◆ **Brief**
Quote, with no changes, the lines that run from the top of the material to the line with "net cumulé —", both included.
------------
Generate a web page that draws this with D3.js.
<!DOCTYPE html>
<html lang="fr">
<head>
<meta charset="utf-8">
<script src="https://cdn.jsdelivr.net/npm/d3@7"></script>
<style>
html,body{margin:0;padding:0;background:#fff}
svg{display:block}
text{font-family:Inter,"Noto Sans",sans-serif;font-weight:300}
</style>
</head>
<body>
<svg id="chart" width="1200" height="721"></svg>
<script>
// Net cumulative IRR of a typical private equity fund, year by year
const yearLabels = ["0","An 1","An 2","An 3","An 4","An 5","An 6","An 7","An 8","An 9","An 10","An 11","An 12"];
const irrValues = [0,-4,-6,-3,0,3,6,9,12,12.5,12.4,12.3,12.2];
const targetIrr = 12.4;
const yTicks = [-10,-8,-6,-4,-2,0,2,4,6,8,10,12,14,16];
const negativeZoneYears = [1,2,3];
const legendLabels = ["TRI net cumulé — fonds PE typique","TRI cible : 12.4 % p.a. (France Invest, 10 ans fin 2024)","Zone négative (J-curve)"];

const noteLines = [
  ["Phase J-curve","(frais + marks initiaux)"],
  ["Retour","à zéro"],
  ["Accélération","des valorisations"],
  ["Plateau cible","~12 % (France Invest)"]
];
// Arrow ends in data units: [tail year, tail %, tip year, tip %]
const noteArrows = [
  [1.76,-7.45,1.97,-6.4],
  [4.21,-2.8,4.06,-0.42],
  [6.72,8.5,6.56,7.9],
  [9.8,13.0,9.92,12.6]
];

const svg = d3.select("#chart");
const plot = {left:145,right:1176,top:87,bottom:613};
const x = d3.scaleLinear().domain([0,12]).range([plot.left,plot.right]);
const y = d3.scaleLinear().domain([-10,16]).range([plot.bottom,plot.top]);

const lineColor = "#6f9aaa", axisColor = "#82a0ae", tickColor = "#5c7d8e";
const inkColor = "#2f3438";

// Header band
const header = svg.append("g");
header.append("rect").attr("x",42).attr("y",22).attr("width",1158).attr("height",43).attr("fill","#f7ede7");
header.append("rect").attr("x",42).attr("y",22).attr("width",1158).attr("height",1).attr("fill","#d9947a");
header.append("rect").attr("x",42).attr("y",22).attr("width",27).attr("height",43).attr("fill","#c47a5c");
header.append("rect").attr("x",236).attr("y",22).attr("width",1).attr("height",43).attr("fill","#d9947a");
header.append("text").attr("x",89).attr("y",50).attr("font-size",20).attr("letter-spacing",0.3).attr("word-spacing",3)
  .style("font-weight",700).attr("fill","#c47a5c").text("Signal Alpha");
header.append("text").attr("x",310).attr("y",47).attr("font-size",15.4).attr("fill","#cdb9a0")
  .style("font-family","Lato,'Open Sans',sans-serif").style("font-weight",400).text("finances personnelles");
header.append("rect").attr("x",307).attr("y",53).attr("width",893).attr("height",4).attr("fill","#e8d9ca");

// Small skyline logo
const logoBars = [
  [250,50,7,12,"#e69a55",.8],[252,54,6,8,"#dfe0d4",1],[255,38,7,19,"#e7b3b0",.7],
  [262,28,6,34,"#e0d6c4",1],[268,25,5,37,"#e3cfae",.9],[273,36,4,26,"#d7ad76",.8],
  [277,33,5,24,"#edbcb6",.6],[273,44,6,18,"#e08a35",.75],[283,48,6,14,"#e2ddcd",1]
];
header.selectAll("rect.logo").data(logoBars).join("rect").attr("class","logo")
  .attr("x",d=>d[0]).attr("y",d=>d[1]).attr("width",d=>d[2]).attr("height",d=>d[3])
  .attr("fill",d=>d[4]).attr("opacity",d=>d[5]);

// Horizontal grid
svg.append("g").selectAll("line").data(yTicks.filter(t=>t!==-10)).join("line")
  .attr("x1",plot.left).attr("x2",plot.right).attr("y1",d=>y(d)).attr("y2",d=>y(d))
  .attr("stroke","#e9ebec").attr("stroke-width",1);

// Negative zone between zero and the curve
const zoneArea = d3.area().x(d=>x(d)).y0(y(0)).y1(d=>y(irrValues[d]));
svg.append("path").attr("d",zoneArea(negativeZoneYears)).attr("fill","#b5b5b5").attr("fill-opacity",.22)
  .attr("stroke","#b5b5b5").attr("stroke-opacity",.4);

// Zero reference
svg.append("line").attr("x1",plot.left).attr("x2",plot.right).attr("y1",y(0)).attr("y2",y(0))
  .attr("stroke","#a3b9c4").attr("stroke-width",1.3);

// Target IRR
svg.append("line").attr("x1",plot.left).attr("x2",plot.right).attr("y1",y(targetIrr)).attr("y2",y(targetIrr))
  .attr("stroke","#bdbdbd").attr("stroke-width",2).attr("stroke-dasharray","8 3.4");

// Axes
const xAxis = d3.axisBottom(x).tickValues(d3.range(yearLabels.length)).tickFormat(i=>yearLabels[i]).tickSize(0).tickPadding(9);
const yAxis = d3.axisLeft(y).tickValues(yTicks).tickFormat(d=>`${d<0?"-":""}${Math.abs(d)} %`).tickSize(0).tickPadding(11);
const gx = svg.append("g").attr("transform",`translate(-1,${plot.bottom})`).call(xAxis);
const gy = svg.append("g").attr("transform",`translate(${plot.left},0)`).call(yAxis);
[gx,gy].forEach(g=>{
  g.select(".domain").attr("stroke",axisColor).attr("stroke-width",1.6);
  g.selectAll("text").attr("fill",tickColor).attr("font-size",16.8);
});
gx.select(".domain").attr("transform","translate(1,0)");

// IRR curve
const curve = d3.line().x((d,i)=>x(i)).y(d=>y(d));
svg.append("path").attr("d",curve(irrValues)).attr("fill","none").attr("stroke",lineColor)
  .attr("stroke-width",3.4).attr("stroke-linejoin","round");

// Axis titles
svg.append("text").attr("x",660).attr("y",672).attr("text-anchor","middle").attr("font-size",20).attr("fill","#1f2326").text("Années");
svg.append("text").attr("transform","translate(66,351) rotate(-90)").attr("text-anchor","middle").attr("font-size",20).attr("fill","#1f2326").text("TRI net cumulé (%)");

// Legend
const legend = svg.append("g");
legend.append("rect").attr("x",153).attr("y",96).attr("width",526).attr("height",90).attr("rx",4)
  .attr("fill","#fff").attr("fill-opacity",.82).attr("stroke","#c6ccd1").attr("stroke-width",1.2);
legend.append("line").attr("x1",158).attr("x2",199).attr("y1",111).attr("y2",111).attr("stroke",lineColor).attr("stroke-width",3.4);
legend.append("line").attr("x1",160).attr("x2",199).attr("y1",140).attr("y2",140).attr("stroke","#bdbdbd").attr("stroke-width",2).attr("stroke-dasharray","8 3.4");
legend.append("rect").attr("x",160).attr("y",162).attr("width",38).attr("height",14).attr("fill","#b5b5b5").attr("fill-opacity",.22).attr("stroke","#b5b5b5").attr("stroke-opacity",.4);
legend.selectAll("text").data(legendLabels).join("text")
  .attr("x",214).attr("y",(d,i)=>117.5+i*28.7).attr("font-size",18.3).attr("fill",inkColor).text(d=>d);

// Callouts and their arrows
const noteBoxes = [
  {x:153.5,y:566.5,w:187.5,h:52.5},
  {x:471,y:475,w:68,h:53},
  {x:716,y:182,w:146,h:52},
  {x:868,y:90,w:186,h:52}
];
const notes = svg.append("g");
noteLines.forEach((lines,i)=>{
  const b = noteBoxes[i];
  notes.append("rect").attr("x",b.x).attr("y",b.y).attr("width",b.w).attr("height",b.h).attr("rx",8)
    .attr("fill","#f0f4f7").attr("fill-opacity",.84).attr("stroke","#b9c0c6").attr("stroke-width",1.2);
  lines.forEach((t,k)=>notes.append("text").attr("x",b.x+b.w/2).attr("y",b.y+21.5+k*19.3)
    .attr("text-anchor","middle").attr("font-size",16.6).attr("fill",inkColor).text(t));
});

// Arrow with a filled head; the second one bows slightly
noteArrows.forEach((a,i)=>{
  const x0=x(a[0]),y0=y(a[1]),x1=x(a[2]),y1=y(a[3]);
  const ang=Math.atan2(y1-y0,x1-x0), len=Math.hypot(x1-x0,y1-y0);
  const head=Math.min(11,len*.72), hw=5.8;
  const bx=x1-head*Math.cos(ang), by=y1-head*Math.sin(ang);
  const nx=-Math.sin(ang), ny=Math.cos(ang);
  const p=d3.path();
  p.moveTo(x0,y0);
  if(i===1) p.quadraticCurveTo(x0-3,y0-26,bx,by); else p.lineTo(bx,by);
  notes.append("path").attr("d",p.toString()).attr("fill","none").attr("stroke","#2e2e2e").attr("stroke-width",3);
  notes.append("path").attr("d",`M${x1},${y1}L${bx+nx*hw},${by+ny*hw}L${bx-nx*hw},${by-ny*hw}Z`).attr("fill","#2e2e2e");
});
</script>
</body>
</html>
------------
◆ **Response for this exercise**
Generate a web page that draws this with D3.js.
<!DOCTYPE html>
<html lang="fr">
<head>
<meta charset="utf-8">
<script src="https://cdn.jsdelivr.net/npm/d3@7"></script>
<style>
html,body{margin:0;padding:0;background:#fff}
svg{display:block}
text{font-family:Inter,"Noto Sans",sans-serif;font-weight:300}
</style>
</head>
<body>
<svg id="chart" width="1200" height="721"></svg>
<script>
// Net cumulative IRR of a typical private equity fund, year by year
const yearLabels = ["0","An 1","An 2","An 3","An 4","An 5","An 6","An 7","An 8","An 9","An 10","An 11","An 12"];
const irrValues = [0,-4,-6,-3,0,3,6,9,12,12.5,12.4,12.3,12.2];
const targetIrr = 12.4;
const yTicks = [-10,-8,-6,-4,-2,0,2,4,6,8,10,12,14,16];
const negativeZoneYears = [1,2,3];
const legendLabels = ["TRI net cumulé — fonds PE typique","TRI cible : 12.4 % p.a. (France Invest, 10 ans fin 2024)","Zone négative (J-curve)"];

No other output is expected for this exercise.